For everyone else: Make them make you buy it First, please note that there’s a big difference between saying, “I will never buy Vista,” and “I will never buy Vista for my current box.” The first is just silly, the second will often be the smartest thing to do.

For most reading this, DX10 will probably be the only serious reason to put Vista on a current box, and it probably would be wise not to do so until there’s actually a DX10 game you want to play. Then you can add the cost of a DX10 card to the cost of Vista, and maybe you won’t want to play that game anymore, or wait until you do a major system overhaul.

I suspect that even among enthusiasts, many will wait until new box time before doing that. For Sixpacks, it will be a rare Sixpack who will have any real need for it, and if you run across one, make them tell you what specific feature they need. If they can’t, then they don’t need it.

Of course, this will not stop many of them from wanting it, but just tell them how much 2GB of RAM will cost them (OK, maybe 1GB will do, but exaggerate a bit), or better yet, tell them that their box is so old that they need to replace it at $$$, and that ought to cool most of their jets.

We began by saying that you should stop saying “Never” because you’ll buy it sooner or later. We have no problem with “later.”

P.S. A Few Resources And A Warning

Wondering which version of Vista you ought to get and what you get for your money? You could do a lot worse than looking here.

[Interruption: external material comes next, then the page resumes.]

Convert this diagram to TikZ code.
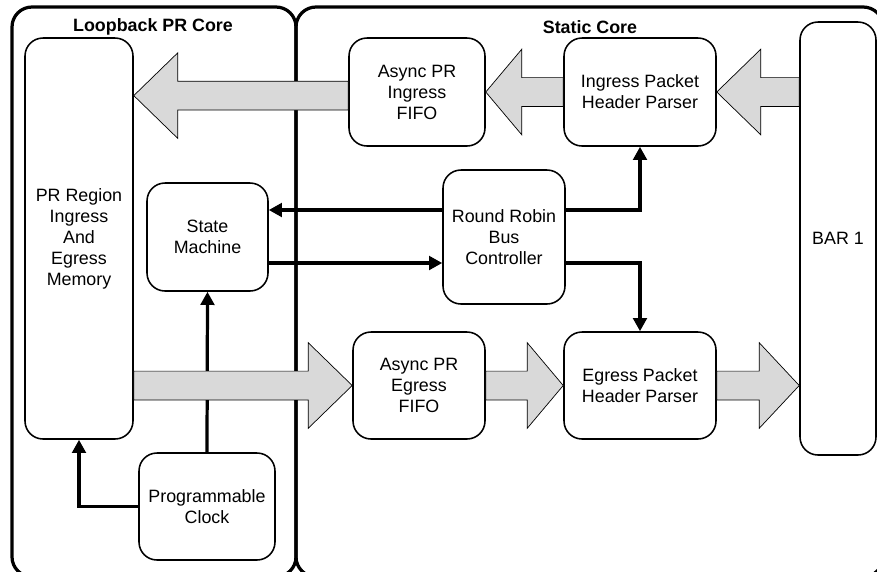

Wondering about whether or not your hardware/software will work under Vista. Try looking here and here

Finally, OEM copies of various Vista version are now on sale at various online merchants. However (as in “Danger, Will Robinson”, the OEM versions seem to be coming in separate 32 and 64-bit packages, with separate manufacturing part numbers. This would seem to say that if you buy an OEM version, you don’t get both versions of the program, so if you start with the 32-bit version, and decide later to go 64, you have to buy it again. We’re not sure on this, but better to be safe than sorry.